Return every line of the records below verbatim, with no pictures in the copy.

Collection entries:
*-*-*
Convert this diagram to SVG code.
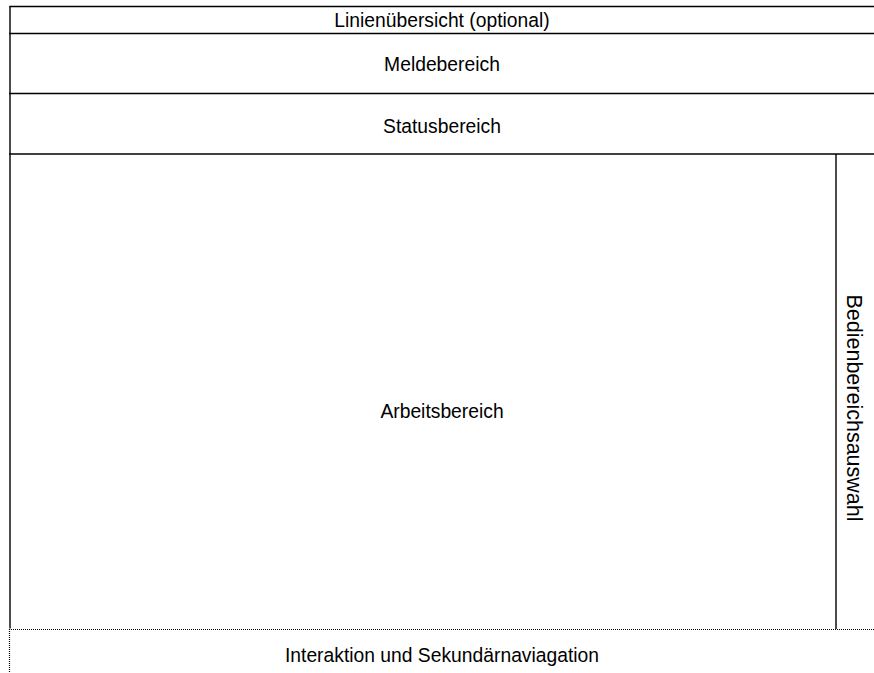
<svg xmlns="http://www.w3.org/2000/svg" width="874" height="673" viewBox="0 0 874 673">
<style>
.ln{stroke:#000;stroke-width:1.4;fill:none}
.dot{stroke:#000;stroke-width:1.2;fill:none;stroke-dasharray:1 1}
.t{font-family:"Liberation Sans",Arial,sans-serif;font-size:19.3px;fill:#000;text-anchor:middle}
.tv{font-size:21.5px}
</style>
<rect width="874" height="673" fill="#fff"/>
<g id="linienuebersicht">
<line class="ln" x1="9.5" y1="6.5" x2="874" y2="6.5"/>
<text class="t" x="442" y="27">Linienübersicht (optional)</text>
</g>
<g id="meldebereich">
<line class="ln" x1="9" y1="33.5" x2="874" y2="33.5"/>
<text class="t" x="442" y="71">Meldebereich</text>
</g>
<g id="statusbereich">
<line class="ln" x1="9" y1="93.5" x2="874" y2="93.5"/>
<text class="t" x="442" y="133">Statusbereich</text>
</g>
<g id="arbeitsbereich">
<line class="ln" x1="9" y1="154" x2="874" y2="154"/>
<line class="ln" x1="10" y1="6" x2="10" y2="628.5"/>
<text class="t" x="442" y="418">Arbeitsbereich</text>
</g>
<g id="bedienbereichsauswahl">
<line class="ln" x1="836" y1="154" x2="836" y2="629"/>
<text class="t tv" transform="translate(847,408) rotate(90)" x="0" y="0">Bedienbereichsauswahl</text>
</g>
<g id="interaktion">
<line class="dot" x1="9" y1="629.5" x2="874" y2="629.5"/>
<line class="dot" x1="9.5" y1="629" x2="9.5" y2="673"/>
<text class="t" x="442" y="662">Interaktion und Sekundärnaviagation</text>
</g>
<g id="connectors"></g>
</svg>
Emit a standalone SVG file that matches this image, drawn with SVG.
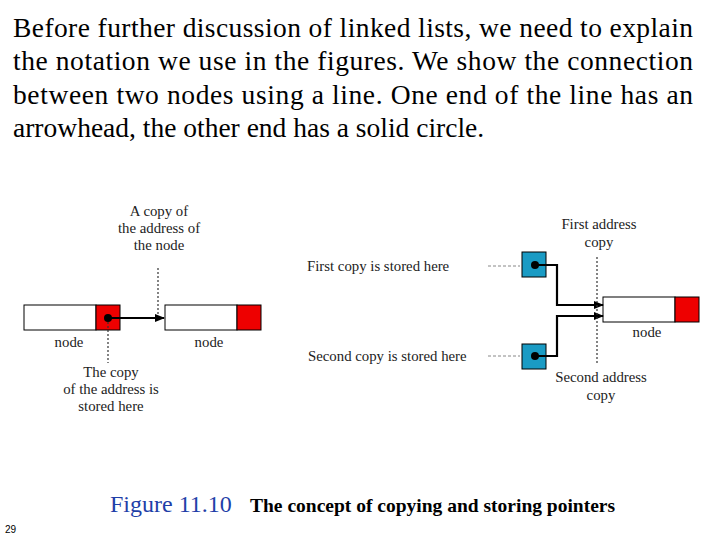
*-*-*
* **Solved problem**:
Convert this diagram to SVG code.
<svg xmlns="http://www.w3.org/2000/svg" width="874" height="673" viewBox="0 0 874 673">
<style>
.ln{stroke:#000;stroke-width:1.4;fill:none}
.dot{stroke:#000;stroke-width:1.2;fill:none;stroke-dasharray:1 1}
.t{font-family:"Liberation Sans",Arial,sans-serif;font-size:19.3px;fill:#000;text-anchor:middle}
.tv{font-size:21.5px}
</style>
<rect width="874" height="673" fill="#fff"/>
<g id="linienuebersicht">
<line class="ln" x1="9.5" y1="6.5" x2="874" y2="6.5"/>
<text class="t" x="442" y="27">Linienübersicht (optional)</text>
</g>
<g id="meldebereich">
<line class="ln" x1="9" y1="33.5" x2="874" y2="33.5"/>
<text class="t" x="442" y="71">Meldebereich</text>
</g>
<g id="statusbereich">
<line class="ln" x1="9" y1="93.5" x2="874" y2="93.5"/>
<text class="t" x="442" y="133">Statusbereich</text>
</g>
<g id="arbeitsbereich">
<line class="ln" x1="9" y1="154" x2="874" y2="154"/>
<line class="ln" x1="10" y1="6" x2="10" y2="628.5"/>
<text class="t" x="442" y="418">Arbeitsbereich</text>
</g>
<g id="bedienbereichsauswahl">
<line class="ln" x1="836" y1="154" x2="836" y2="629"/>
<text class="t tv" transform="translate(847,408) rotate(90)" x="0" y="0">Bedienbereichsauswahl</text>
</g>
<g id="interaktion">
<line class="dot" x1="9" y1="629.5" x2="874" y2="629.5"/>
<line class="dot" x1="9.5" y1="629" x2="9.5" y2="673"/>
<text class="t" x="442" y="662">Interaktion und Sekundärnaviagation</text>
</g>
<g id="connectors"></g>
</svg>
Emit a standalone SVG file that matches this image, drawn with SVG.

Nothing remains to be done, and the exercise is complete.